Baixando o termóstato, espreitemos as anomalias nos valores da temperatura média. Foi o quarto Abril mais quente desde 1931 (o valor mais alto data de 1945, com 17,19 graus Celsius) com um valor médio da temperatura média do ar, 16,59 graus Celsius.
Agora, juntemos um pouco de tudo, com a apresentação da distribuição espacial dos valores médios da temperatura média do ar e anomalias das temperaturas média, mínima e máxima. Este mês foi marcado por valores diários da temperatura média e máxima do ar, quase sempre acima do valor médio mensal 1971-2000, em especial nas regiões do interior norte e centro, vale do Tejo e Alentejo.
Sobre as ondas de calor, confirmam-se que foram três. A primeira, de 2 a 11 de Abril: 75% das estações estiveram em onda de calor abrangendo as regiões do interior norte e centro, vale do Tejo e Alentejo. Seguiu-se nova onda entre 15 e 21 de Abril, com 45% das estações em onda de calor abrangendo essencialmente as regiões do interior. Por fim, de 23 de Abril a 9 Maio, Portugal teve 50% das estações em onda de calor, abrangendo as regiões do interior norte e centro, vale do Tejo, Alentejo e sotavento algarvio.

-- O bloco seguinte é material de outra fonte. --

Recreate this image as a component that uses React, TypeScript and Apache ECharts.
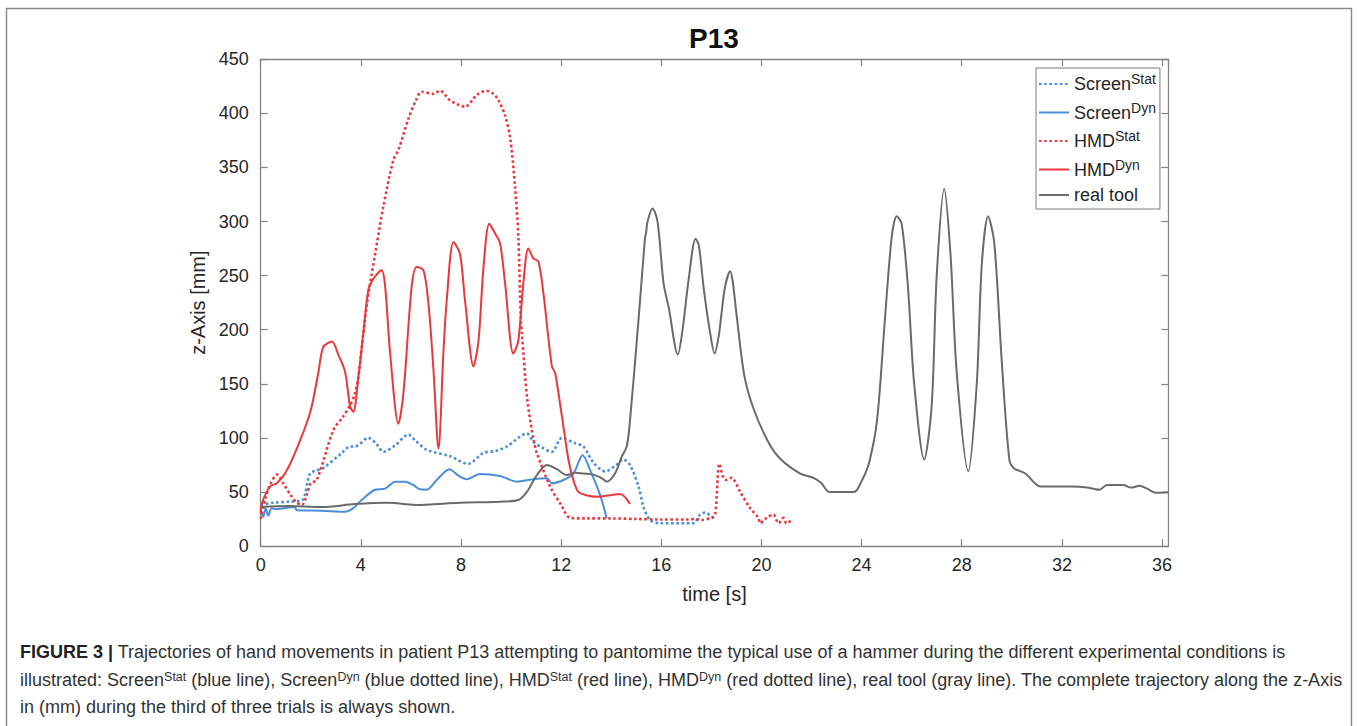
import React, { useEffect, useRef } from 'react';
import * as echarts from 'echarts';

// ---- data (time [s], z [mm]) ----
const screenStat: [number, number][] = [
  [0, 38], [0.5, 40], [1.1, 41], [1.64, 42], [1.97, 67], [2.24, 70], [2.5, 72], [3.24, 86], [3.57, 92],
  [3.77, 92], [4.3, 100], [4.6, 95], [4.9, 87], [5.37, 93], [5.9, 103], [6.2, 97], [6.63, 89], [7.56, 83],
  [8.29, 76], [8.89, 86], [9.4, 88], [9.83, 92], [10.63, 104], [10.9, 96], [11.16, 92], [11.63, 87],
  [12.03, 100], [12.56, 95], [12.89, 92], [13.29, 77], [13.76, 69], [14.2, 75], [14.49, 80], [14.75, 75],
  [15.09, 55], [15.29, 36], [15.55, 24], [15.95, 21], [17.28, 21], [17.55, 29], [17.75, 31], [18.02, 27], [18.1, 25],
];

const screenDyn: [number, number][] = [
  [0, 33], [0.1, 27], [0.2, 35], [0.3, 28], [0.44, 35], [0.6, 34], [1.37, 36], [1.44, 33], [2.44, 32.6],
  [3.37, 31.7], [3.7, 35], [4.03, 42.5], [4.57, 52], [4.97, 53], [5.37, 59.5], [5.77, 59.5], [6.1, 56.4],
  [6.36, 52.4], [6.63, 52], [7.03, 61], [7.54, 71], [7.9, 65], [8.23, 61.7], [8.76, 66.6], [9.56, 64.7],
  [10.23, 59.5], [10.89, 61.7], [11.43, 62.6], [11.63, 58], [12.09, 61], [12.49, 67], [12.86, 84],
  [13.16, 70], [13.56, 47], [13.82, 25.6],
];

const hmdStat: [number, number][] = [
  [0, 25], [0.2, 45], [0.4, 58], [0.65, 66], [0.9, 58], [1.2, 47], [1.45, 40], [1.65, 38], [1.85, 48],
  [2.0, 58], [2.24, 61], [2.9, 107], [3.3, 120], [3.57, 130], [3.75, 140], [3.9, 156], [4.1, 197],
  [4.25, 225], [4.57, 270], [4.9, 314], [5.3, 357], [5.5, 366], [5.9, 395], [6.2, 412], [6.43, 420],
  [6.9, 418], [7.16, 421], [7.56, 412], [7.9, 408], [8.16, 406], [8.63, 417], [9.0, 421], [9.3, 418],
  [9.5, 412], [9.76, 398], [9.96, 378], [10.16, 332], [10.29, 286], [10.39, 209], [10.43, 197],
  [10.65, 135], [10.9, 98], [11.03, 86], [11.56, 55], [12.0, 38], [12.36, 26], [13, 25.5], [14, 25.5],
  [15, 25], [16, 24.5], [17, 24.5], [17.4, 25], [17.6, 24], [18.0, 26], [18.15, 29], [18.32, 76],
  [18.48, 63], [18.6, 61], [18.8, 63], [19.15, 50], [19.55, 35], [19.88, 26], [19.95, 21], [20.2, 26],
  [20.48, 29], [20.68, 21], [20.88, 26], [21.0, 21], [21.2, 24],
];

const hmdDyn: [number, number][] = [
  [0, 30], [0.04, 39], [0.37, 55], [0.64, 58], [0.97, 67], [1.37, 86], [1.97, 123], [2.3, 160], [2.5, 184],
  [2.84, 189], [3.1, 177], [3.37, 161], [3.57, 129], [3.7, 124], [3.9, 156], [4.1, 197], [4.3, 237],
  [4.5, 247], [4.83, 255], [4.97, 240], [5.17, 178], [5.5, 113], [5.7, 141], [6.03, 240], [6.23, 258],
  [6.5, 255], [6.7, 224], [6.9, 163], [7.1, 90], [7.3, 180], [7.43, 227], [7.7, 281], [7.96, 270],
  [8.16, 227], [8.5, 166], [8.7, 190], [8.9, 258], [9.13, 298], [9.36, 289], [9.56, 280], [9.76, 243],
  [10.09, 178], [10.29, 190], [10.49, 243], [10.69, 275], [10.89, 266], [11.09, 263], [11.29, 234],
  [11.63, 166], [11.76, 160], [12.03, 120], [12.29, 80], [12.5, 60], [12.69, 50], [13.0, 47],
  [13.42, 45.6], [13.96, 47], [14.35, 48], [14.75, 39],
];

const realTool: [number, number][] = [
  [0, 36], [1.1, 37], [2.44, 36], [3.77, 38.8], [5.1, 40], [6.16, 38], [7.96, 40], [9.56, 41], [10.29, 42.5],
  [10.63, 50], [11.03, 65.6], [11.43, 75], [11.83, 71], [12.23, 65.6], [12.56, 67.8], [12.89, 67],
  [13.29, 66], [13.6, 63], [13.82, 59.5], [14.15, 67], [14.42, 82.6], [14.62, 92], [14.75, 116],
  [15.09, 209], [15.35, 285], [15.39, 289], [15.45, 300], [15.65, 312], [15.85, 300], [16.09, 243],
  [16.3, 220], [16.66, 177], [16.85, 200], [17.09, 246], [17.37, 284], [17.5, 278], [17.7, 237],
  [17.93, 200], [18.13, 178], [18.3, 195], [18.39, 212], [18.55, 240], [18.75, 254], [18.85, 245],
  [19.0, 215], [19.32, 157], [19.7, 126], [20.3, 95], [20.78, 80], [21.55, 67], [22.08, 63], [22.4, 58],
  [22.7, 50], [23.7, 50], [24.0, 60], [24.3, 77], [24.62, 117], [24.93, 209], [25.2, 285], [25.4, 305],
  [25.6, 298], [25.85, 240], [26.1, 150], [26.5, 80], [26.8, 130], [27.0, 250], [27.3, 330], [27.55, 270],
  [27.8, 160], [28.26, 69], [28.6, 150], [28.8, 260], [29.05, 305], [29.3, 280], [29.6, 170], [29.9, 80],
  [30.08, 72], [30.54, 67], [31.15, 55], [32.45, 55], [33.0, 54], [33.5, 52], [33.8, 56.4], [34.45, 56.4],
  [34.76, 54], [35.1, 55.7], [35.4, 53], [35.76, 49.3], [36.25, 49.6],
];

const seriesNames = ['ScreenStat', 'ScreenDyn', 'HMDStat', 'HMDDyn', 'real tool'];
const legendLabels: Record<string, string> = {
  ScreenStat: '{m|Screen}{s|Stat}',
  ScreenDyn: '{m|Screen}{s|Dyn}',
  HMDStat: '{m|HMD}{s|Stat}',
  HMDDyn: '{m|HMD}{s|Dyn}',
  'real tool': '{m|real tool}',
};

const captionLines = [
  '{b|FIGURE 3 |} Trajectories of hand movements in patient P13 attempting to pantomime the typical use of a hammer during the different experimental conditions is',
  'illustrated: Screen{s|Stat} (blue line), Screen{s|Dyn} (blue dotted line), HMD{s|Stat} (red line), HMD{s|Dyn} (red dotted line), real tool (gray line). The complete trajectory along the z-Axis',
  'in (mm) during the third of three trials is always shown.',
];

const BLUE = '#4a8edb';
const RED = '#e8383d';
const GRAY = '#6a6a6a';
const AXIS = '#858585';
const TEXT = '#262626';
const FONT = '"Liberation Sans", Arial, Helvetica, sans-serif';

export default function App() {
  const ref = useRef<HTMLDivElement>(null);

  useEffect(() => {
    const chart = echarts.init(ref.current!, null, { renderer: 'svg' });

    const line = (name: string, data: [number, number][], color: string, dotted: boolean) => ({
      name,
      type: 'line',
      data,
      symbol: 'none',
      showSymbol: false,
      smooth: 0.3,
      xAxisIndex: 0,
      yAxisIndex: 0,
      lineStyle: { color, width: dotted ? 2.6 : 2, type: dotted ? [2.6, 2.6] : 'solid' },
      itemStyle: { color },
    });

    const xCommon = {
      type: 'value',
      min: 0,
      max: 36.25,
      interval: 4,
      axisLine: { show: true, onZero: false, lineStyle: { color: AXIS, width: 1.3 } },
      axisTick: { show: true, inside: true, length: 7, lineStyle: { color: AXIS, width: 1.2 } },
      splitLine: { show: false },
    };
    const yCommon = {
      type: 'value',
      min: 0,
      max: 450,
      interval: 50,
      axisLine: { show: true, onZero: false, lineStyle: { color: AXIS, width: 1.3 } },
      axisTick: { show: true, inside: true, length: 7, lineStyle: { color: AXIS, width: 1.2 } },
      splitLine: { show: false },
    };

    const captionGraphics = captionLines.map((t, i) => ({
      type: 'text',
      x: 20,
      y: 652 + i * 27.5,
      style: {
        text: t,
        fill: '#333',
        font: `18px ${FONT}`,
        verticalAlign: 'middle',
        rich: {
          b: { fontWeight: 'bold', fontSize: 18, fontFamily: FONT, fill: '#222' },
          s: { fontSize: 12.5, verticalAlign: 'top', fontFamily: FONT, lineHeight: 12 },
        },
      },
    }));

    chart.setOption({
      animation: false,
      backgroundColor: '#fff',
      textStyle: { fontFamily: FONT },
      grid: { left: 260.7, right: 189.7, top: 59.3, bottom: 180, containLabel: false },
      xAxis: [
        {
          ...xCommon,
          position: 'bottom',
          axisLabel: { showMaxLabel: false, fontSize: 18, color: TEXT, margin: 10, fontFamily: FONT },
          name: 'time [s]',
          nameLocation: 'middle',
          nameGap: 38,
          nameTextStyle: { fontSize: 20, color: TEXT, fontFamily: FONT },
        },
        { ...xCommon, position: 'top', axisLabel: { show: false } },
      ],
      yAxis: [
        {
          ...yCommon,
          position: 'left',
          axisLabel: { fontSize: 18, color: TEXT, margin: 12, fontFamily: FONT },
          name: 'z-Axis [mm]',
          nameLocation: 'middle',
          nameGap: 37,
          nameTextStyle: { fontSize: 20, color: TEXT, fontFamily: FONT },
        },
        { ...yCommon, position: 'right', axisLabel: { show: false } },
      ],
      legend: {
        orient: 'vertical',
        left: 1036,
        top: 68,
        itemWidth: 30,
        itemHeight: 14,
        itemGap: 7.5,
        padding: [4, 4, 5, 2],
        borderColor: '#7a7a7a',
        borderWidth: 1,
        backgroundColor: '#fff',
        data: seriesNames,
        itemStyle: { opacity: 0, color: 'transparent', borderWidth: 0 },
        formatter: (n: string) => legendLabels[n],
        textStyle: {
          color: TEXT,
          fontFamily: FONT,
          rich: {
            m: { fontSize: 18, lineHeight: 24, fontFamily: FONT, color: TEXT },
            s: { fontSize: 14, lineHeight: 14, verticalAlign: 'top', fontFamily: FONT, color: TEXT },
          },
        },
      },
      series: [
        line('ScreenStat', screenStat, BLUE, true),
        line('ScreenDyn', screenDyn, BLUE, false),
        line('HMDStat', hmdStat, RED, true),
        line('HMDDyn', hmdDyn, RED, false),
        line('real tool', realTool, GRAY, false),
      ],
      graphic: [
        {
          type: 'rect',
          shape: { x: 6.5, y: 8.5, width: 1345, height: 740 },
          style: { fill: 'none', stroke: '#8a8a8a', lineWidth: 1.5 },
          silent: true,
          z: -1,
        },
        {
          type: 'text',
          x: 714,
          y: 38,
          style: {
            text: 'P13',
            align: 'center',
            verticalAlign: 'middle',
            font: `bold 28px ${FONT}`,
            fill: '#111',
          },
        },
        ...captionGraphics,
      ],
    });

    return () => chart.dispose();
  }, []);

  return <div ref={ref} style={{ position: 'absolute', left: 0, top: 0, width: 1358, height: 726 }} />;
}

O IPMA sublinha que o número de dias ocorridos nestas ondas de calor em Abril 2023, pela sua duração e abrangência espacial, não será um evento de carácter excepcional (se olharmos para o período entre 2017 e 1997), ainda que, admitem, estas ondas possam considerar-se das mais intensas.
Sobre a chuva, ouvimos mais do que uma vez que não se fez jus ao ditado que promete águas mil. No mês de Abril 2023, o total de precipitação mensal, 18,2mm, foi muito inferior ao valor médio (23%), fazendo deste o terceiro Abril mais seco desde 1931. Verificaram-se valores inferiores ao normal, com percentagens inferiores a 30% tanto na região a norte como na região a sul. O maior valor mensal da quantidade de precipitação em Abril foi registado na estação meteorológica de Vila Nova de Cerveira (106,9mm) e o menor valor em Castro Marim (1,6mm).
Por fim, ficam os dados que nos trazem o mau prenúncio de uma seca aguda que podemos ter pela frente nos próximos meses. Verificou-se um aumento significativo da área e da intensidade em seca meteorológica; destaca-se a região nordeste na classe de seca moderada, e na região sul os distritos de Setúbal, Évora, Beja e Faro nas classes de seca severa a extrema. No final de Abril, 89% do território estava em seca, com 34% nas classes de seca severa e extrema.
Sabemos que o diagnóstico piorou com a ministra da Agricultura, Maria do Céu Antunes, a falar em 40% do território nacional em seca severa e extrema no dia 8 de Maio. Sobre a percentagem de água no solo, registou-se "uma diminuição muito significativa da percentagem de água no solo em todo o território; regiões do Nordeste Transmontano, vale do Tejo, Baixo Alentejo e Algarve com valores de percentagem de água no solo inferiores a 10% e com alguns locais ao nível do ponto de emurchecimento permanente".